Sunshine and Culture

The next day started out with me apartment hopping. I moved from Sara’s apartment to the apartment of two other friends, Lauren and Darshali. Because Lauren happened to have the afternoon off, she decided to join me in my exploration of the Thyssen-Bornemisza Museum, one of Madrid’s main art museums. However, almost as soon as we got there we issued a groan. The line snaked around the block. With plummeting hopes we decided to walk towards the main doors and assess how dire the situation was. To our great surprise, the door was locked. Turns out we had showed up right before opening hours and the line wasn’t hopeless after all. To make things even better, the museum was free that day. So without too much ado we waited for about 10 minutes in line before being ushered inside.
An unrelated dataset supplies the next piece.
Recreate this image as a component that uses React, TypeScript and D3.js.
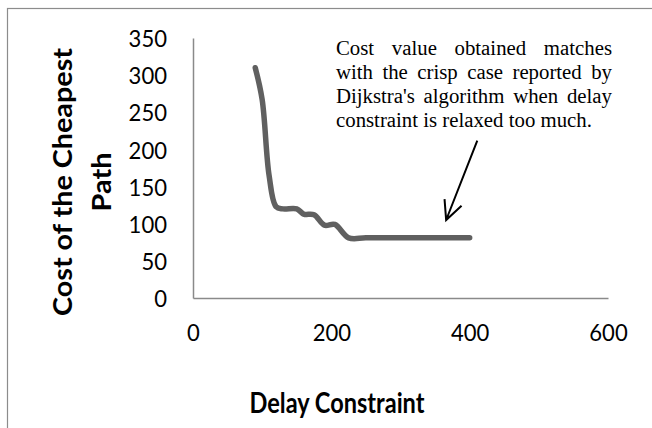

In order to stay relatively crowd free, we decided to work from top to bottom, something that happened to actually make sense chronologically. The museum’s oldest collections are housed at the top of the museum, while its more modern works are shown on the main floor. I will say that one of my favorite moments was running into a few El Greco paintings. I had always found El Greco a bit odd when I studied him in Art History and Spanish class, and while I still find his artwork strange, I left liking quite a few of them. Yay art! Overall, we spent well over two hours at the museum–and we didn’t even get to have a good look in all of the rooms! Unfortunately, our grumbling tummies told us that they would rather eat than spend another hour in the museum, so we set off for lunch.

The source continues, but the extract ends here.